La anterior es solo una lista inacabada de elementos heterogéneos citados por los propios japoneses como males de su propia sociedad. Son problemas del mundo moderno, que Japón comparte con otros países. Posiblemente, algunos los afronta mejor y otros peor que sus vecinos, e incluso los hay que parecen tan enquistados que se diría que no tiene demasiado interés en solucionar. Está claro que la japonesa es una sociedad normal, donde los problemas se multiplican. Sin embargo, da la impresión de que resiste mejor que otras las tendencias disgregadoras de la modernidad.

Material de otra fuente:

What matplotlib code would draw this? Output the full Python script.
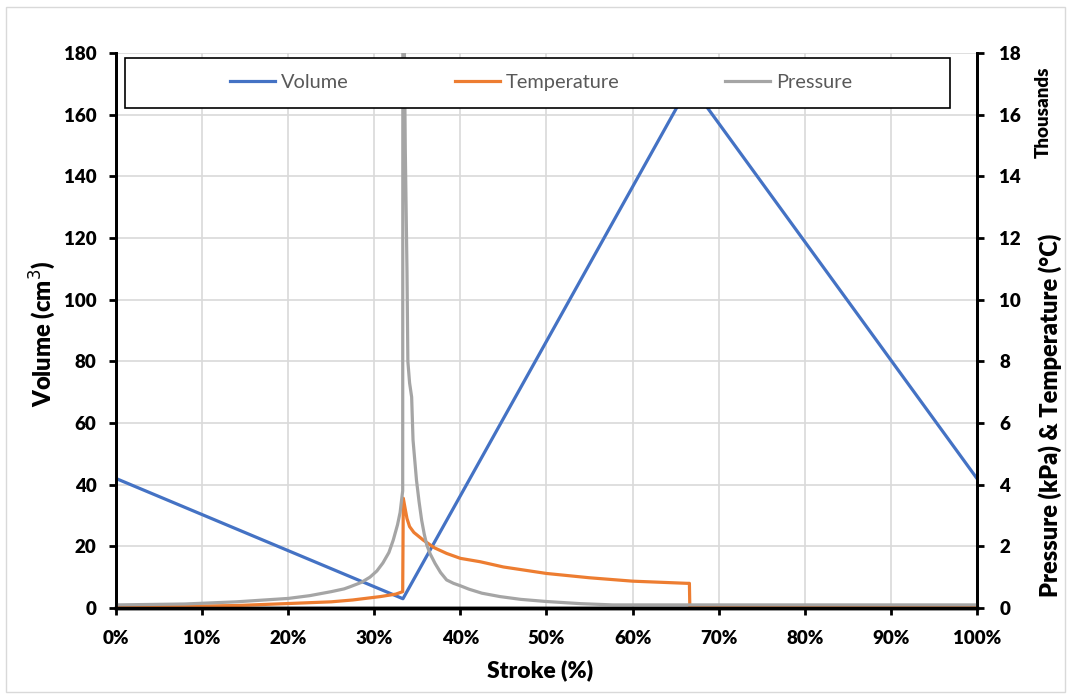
import matplotlib.pyplot as plt
from matplotlib.patches import Rectangle
from matplotlib.ticker import FuncFormatter, MultipleLocator

plt.rcParams['font.family'] = ['Lato', 'DejaVu Sans']

# Volume over the stroke (cm3)
stroke_v = [0, 33.33, 66.67, 100]
volume = [42, 3, 170, 42]

# Gas temperature (deg C)
stroke_t = [0, 3, 8, 14, 20.5, 25, 27.5, 30.7, 32.5, 33.3, 33.37, 33.6, 33.8,
            34.1, 34.6, 35.7, 37.0, 38.4, 40, 42.3, 45, 50, 55, 60, 66.3, 66.6,
            66.65, 100]
temperature = [25, 40, 55, 80, 150, 200, 260, 370, 450, 530, 3560, 3200, 2900,
               2640, 2450, 2200, 1950, 1770, 1610, 1500, 1330, 1120, 980, 870,
               800, 800, 25, 25]

# Cylinder pressure (kPa)
stroke_p = [0, 8, 14, 20, 22.5, 25, 26.5, 27.2, 28.5, 29.5, 30.3, 31, 31.7,
            32.2, 32.7, 33.0, 33.3, 33.33, 33.5, 33.6, 33.8, 33.9, 34.1, 34.34,
            34.5, 34.9, 35.2, 35.5, 35.8, 36.1, 36.5, 37.05, 37.7, 38.4, 39.2,
            40, 41, 42.5, 44.6, 47, 50, 54, 57.7, 66.7, 100]
pressure = [100, 130, 200, 310, 400, 530, 620, 690, 830, 1000, 1200, 1460, 1800,
            2200, 2700, 3100, 3800, 30000, 18000, 14900, 10900, 8000, 7300, 6840,
            5450, 4150, 3450, 2850, 2400, 2040, 1750, 1450, 1150, 910, 800,
            720, 610, 480, 370, 280, 210, 140, 100, 100, 100]

blue, orange, grey = '#4472C4', '#ED7D31', '#A5A5A5'

fig = plt.figure(figsize=(10.71, 6.99), dpi=100)
ax = fig.add_axes([0.1083, 0.1302, 0.8039, 0.794])
ax2 = ax.twinx()

l1, = ax.plot(stroke_v, volume, color=blue, lw=2.3, label='Volume')
l2, = ax2.plot(stroke_t, temperature, color=orange, lw=2.3, label='Temperature')
l3, = ax2.plot(stroke_p, pressure, color=grey, lw=2.3, label='Pressure')

ax.set_xlim(0, 100)
ax.set_ylim(0, 180)
ax2.set_ylim(0, 18000)
ax.xaxis.set_major_locator(MultipleLocator(10))
ax.yaxis.set_major_locator(MultipleLocator(20))
ax2.yaxis.set_major_locator(MultipleLocator(2000))
ax.xaxis.set_major_formatter(FuncFormatter(lambda v, p: f'{v:.0f}%'))
ax2.yaxis.set_major_formatter(FuncFormatter(lambda v, p: f'{v / 1000:.0f}'))

ax.grid(True, color='#d9d9d9', lw=1.2)
ax.set_axisbelow(True)

for a in (ax, ax2):
    a.spines['top'].set_visible(False)
    a.spines['left'].set_linewidth(2)
    a.spines['right'].set_linewidth(2)
    a.spines['bottom'].set_linewidth(2.5)
    a.tick_params(direction='out', length=5, width=2, colors='black',
                  labelsize=13.5, pad=9)
for lab in ax.get_xticklabels() + ax.get_yticklabels() + ax2.get_yticklabels():
    lab.set_fontweight('heavy')
ax.tick_params(axis='x', pad=11)
ax2.tick_params(axis='y', pad=11)

# legend box across the top of the plot
ax2.add_patch(Rectangle((0.0105, 0.901), 0.958, 0.09, transform=ax2.transAxes,
                        facecolor='white', edgecolor='black', lw=1.2, zorder=4))
leg = ax2.legend(handles=[l1, l2, l3], loc='center', bbox_to_anchor=(0.494, 0.946),
                 ncol=3, frameon=False, fontsize=14.4, handlelength=2.25,
                 handletextpad=0.3, columnspacing=5.3, labelcolor='#595959')
leg.set_zorder(5)

fig.text(0.040, 0.522, 'Volume (cm$^3$)', rotation=90, ha='center', va='center',
         fontsize=17, fontweight='heavy')
fig.text(0.504, 0.041, 'Stroke (%)', ha='center', va='center',
         fontsize=16.5, fontweight='heavy')
fig.text(0.981, 0.406, 'Pressure (kPa) & Temperature (°C)', rotation=90,
         ha='center', va='center', fontsize=17, fontweight='heavy')
fig.text(0.974, 0.84, 'Thousands', rotation=90, ha='center', va='center',
         fontsize=13.5, fontweight='heavy')

fig.patches.append(Rectangle((0.006, 0.01), 0.988, 0.98, transform=fig.transFigure,
                             fill=False, edgecolor='#d9d9d9', lw=1))

fig.savefig('out.png', dpi=100)
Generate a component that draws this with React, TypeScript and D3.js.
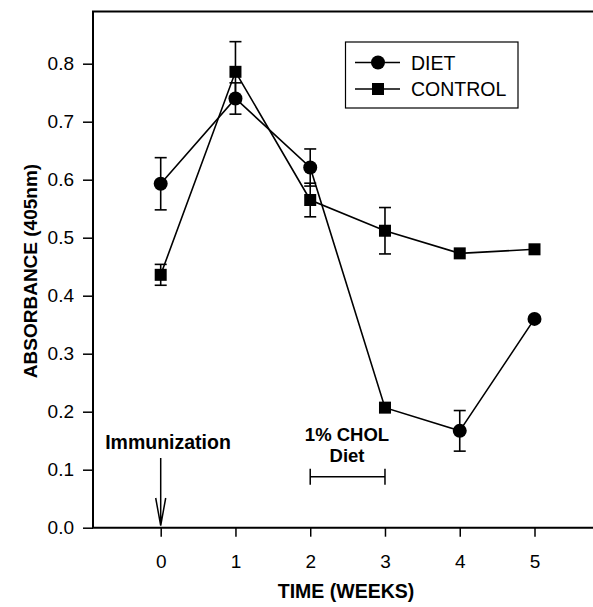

A menudo se ha dicho que el secreto es la homogeneidad étnica de su población, que hace más fácil el funcionamiento cohesionado de la sociedad. Es verdad que la inmensa mayoría de ciudadanos japoneses son o se sienten miembros de un mismo grupo sociocultural con unas características básicas comunes, con unos códigos de conducta compartidos y en gran medida aceptados. Eso hace que la comunicación dentro del grupo sea más fácil con necesidad de menos palabras, y que el trabajo individual contribuya más al bien común. También hace que sea tan difícil para un extranjero llegar a ser considerado un miembro más de la sociedad. Aprender japonés o imitar las manifestaciones más superficiales del comportamiento nipón son tareas relativamente sencillas para cualquiera, pero interiorizar su código de valores es difícil para todos e imposible para muchos.